-------- Supplied data --------

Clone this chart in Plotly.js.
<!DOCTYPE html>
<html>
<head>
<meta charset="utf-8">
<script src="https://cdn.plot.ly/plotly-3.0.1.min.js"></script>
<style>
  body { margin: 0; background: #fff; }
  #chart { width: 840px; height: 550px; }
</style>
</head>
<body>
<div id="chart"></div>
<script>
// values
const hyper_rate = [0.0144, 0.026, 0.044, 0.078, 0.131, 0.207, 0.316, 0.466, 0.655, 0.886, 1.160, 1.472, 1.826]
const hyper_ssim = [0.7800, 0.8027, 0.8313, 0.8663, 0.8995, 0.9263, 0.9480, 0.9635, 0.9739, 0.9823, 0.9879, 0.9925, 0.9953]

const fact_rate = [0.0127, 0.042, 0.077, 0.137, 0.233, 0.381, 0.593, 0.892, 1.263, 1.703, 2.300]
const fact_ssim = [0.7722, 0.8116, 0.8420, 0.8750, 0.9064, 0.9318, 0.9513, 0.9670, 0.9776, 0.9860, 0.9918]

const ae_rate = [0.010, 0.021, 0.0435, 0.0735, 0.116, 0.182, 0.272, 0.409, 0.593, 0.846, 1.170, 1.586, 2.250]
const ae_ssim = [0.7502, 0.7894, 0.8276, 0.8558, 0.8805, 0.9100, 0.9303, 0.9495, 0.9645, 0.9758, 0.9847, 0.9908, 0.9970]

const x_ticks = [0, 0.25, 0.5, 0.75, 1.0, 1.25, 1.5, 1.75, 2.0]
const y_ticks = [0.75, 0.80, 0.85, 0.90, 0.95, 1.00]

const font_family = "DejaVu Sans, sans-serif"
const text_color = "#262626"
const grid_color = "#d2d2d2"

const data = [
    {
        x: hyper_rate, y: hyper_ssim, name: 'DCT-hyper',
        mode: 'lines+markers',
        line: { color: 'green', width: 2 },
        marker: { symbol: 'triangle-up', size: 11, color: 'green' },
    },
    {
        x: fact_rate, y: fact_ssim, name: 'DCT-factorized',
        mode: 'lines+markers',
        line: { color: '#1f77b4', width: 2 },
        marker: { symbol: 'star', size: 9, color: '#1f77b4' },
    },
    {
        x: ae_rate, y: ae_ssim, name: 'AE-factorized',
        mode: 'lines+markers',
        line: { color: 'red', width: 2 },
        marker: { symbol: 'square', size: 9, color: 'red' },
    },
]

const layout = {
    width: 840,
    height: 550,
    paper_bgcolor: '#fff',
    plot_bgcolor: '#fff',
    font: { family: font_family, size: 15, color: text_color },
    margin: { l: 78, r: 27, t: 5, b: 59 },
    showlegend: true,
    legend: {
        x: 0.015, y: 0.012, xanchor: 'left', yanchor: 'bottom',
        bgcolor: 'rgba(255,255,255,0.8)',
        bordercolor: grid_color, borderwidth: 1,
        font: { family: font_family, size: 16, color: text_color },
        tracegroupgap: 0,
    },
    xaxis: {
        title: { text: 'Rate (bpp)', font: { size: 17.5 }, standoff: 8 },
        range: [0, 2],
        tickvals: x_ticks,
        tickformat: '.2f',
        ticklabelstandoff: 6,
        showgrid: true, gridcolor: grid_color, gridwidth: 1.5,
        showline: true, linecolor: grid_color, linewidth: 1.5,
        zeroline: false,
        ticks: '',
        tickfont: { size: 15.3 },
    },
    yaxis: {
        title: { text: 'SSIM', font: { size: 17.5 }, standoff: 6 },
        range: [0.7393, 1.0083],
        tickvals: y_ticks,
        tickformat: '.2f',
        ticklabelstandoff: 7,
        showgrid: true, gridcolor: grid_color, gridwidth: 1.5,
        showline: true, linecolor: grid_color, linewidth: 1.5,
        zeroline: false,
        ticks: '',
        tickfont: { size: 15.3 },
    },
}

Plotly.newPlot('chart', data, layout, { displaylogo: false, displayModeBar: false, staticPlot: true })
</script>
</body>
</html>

--------

## Task description
Reproduce the material exactly, with every line intact.

## Response to this task
Clone this chart in Plotly.js.
<!DOCTYPE html>
<html>
<head>
<meta charset="utf-8">
<script src="https://cdn.plot.ly/plotly-3.0.1.min.js"></script>
<style>
  body { margin: 0; background: #fff; }
  #chart { width: 840px; height: 550px; }
</style>
</head>
<body>
<div id="chart"></div>
<script>
// values
const hyper_rate = [0.0144, 0.026, 0.044, 0.078, 0.131, 0.207, 0.316, 0.466, 0.655, 0.886, 1.160, 1.472, 1.826]
const hyper_ssim = [0.7800, 0.8027, 0.8313, 0.8663, 0.8995, 0.9263, 0.9480, 0.9635, 0.9739, 0.9823, 0.9879, 0.9925, 0.9953]

const fact_rate = [0.0127, 0.042, 0.077, 0.137, 0.233, 0.381, 0.593, 0.892, 1.263, 1.703, 2.300]
const fact_ssim = [0.7722, 0.8116, 0.8420, 0.8750, 0.9064, 0.9318, 0.9513, 0.9670, 0.9776, 0.9860, 0.9918]

const ae_rate = [0.010, 0.021, 0.0435, 0.0735, 0.116, 0.182, 0.272, 0.409, 0.593, 0.846, 1.170, 1.586, 2.250]
const ae_ssim = [0.7502, 0.7894, 0.8276, 0.8558, 0.8805, 0.9100, 0.9303, 0.9495, 0.9645, 0.9758, 0.9847, 0.9908, 0.9970]

const x_ticks = [0, 0.25, 0.5, 0.75, 1.0, 1.25, 1.5, 1.75, 2.0]
const y_ticks = [0.75, 0.80, 0.85, 0.90, 0.95, 1.00]

const font_family = "DejaVu Sans, sans-serif"
const text_color = "#262626"
const grid_color = "#d2d2d2"

const data = [
    {
        x: hyper_rate, y: hyper_ssim, name: 'DCT-hyper',
        mode: 'lines+markers',
        line: { color: 'green', width: 2 },
        marker: { symbol: 'triangle-up', size: 11, color: 'green' },
    },
    {
        x: fact_rate, y: fact_ssim, name: 'DCT-factorized',
        mode: 'lines+markers',
        line: { color: '#1f77b4', width: 2 },
        marker: { symbol: 'star', size: 9, color: '#1f77b4' },
    },
    {
        x: ae_rate, y: ae_ssim, name: 'AE-factorized',
        mode: 'lines+markers',
        line: { color: 'red', width: 2 },
        marker: { symbol: 'square', size: 9, color: 'red' },
    },
]

const layout = {
    width: 840,
    height: 550,
    paper_bgcolor: '#fff',
    plot_bgcolor: '#fff',
    font: { family: font_family, size: 15, color: text_color },
    margin: { l: 78, r: 27, t: 5, b: 59 },
    showlegend: true,
    legend: {
        x: 0.015, y: 0.012, xanchor: 'left', yanchor: 'bottom',
        bgcolor: 'rgba(255,255,255,0.8)',
        bordercolor: grid_color, borderwidth: 1,
        font: { family: font_family, size: 16, color: text_color },
        tracegroupgap: 0,
    },
    xaxis: {
        title: { text: 'Rate (bpp)', font: { size: 17.5 }, standoff: 8 },
        range: [0, 2],
        tickvals: x_ticks,
        tickformat: '.2f',
        ticklabelstandoff: 6,
        showgrid: true, gridcolor: grid_color, gridwidth: 1.5,
        showline: true, linecolor: grid_color, linewidth: 1.5,
        zeroline: false,
        ticks: '',
        tickfont: { size: 15.3 },
    },
    yaxis: {
        title: { text: 'SSIM', font: { size: 17.5 }, standoff: 6 },
        range: [0.7393, 1.0083],
        tickvals: y_ticks,
        tickformat: '.2f',
        ticklabelstandoff: 7,
        showgrid: true, gridcolor: grid_color, gridwidth: 1.5,
        showline: true, linecolor: grid_color, linewidth: 1.5,
        zeroline: false,
        ticks: '',
        tickfont: { size: 15.3 },
    },
}

Plotly.newPlot('chart', data, layout, { displaylogo: false, displayModeBar: false, staticPlot: true })
</script>
</body>
</html>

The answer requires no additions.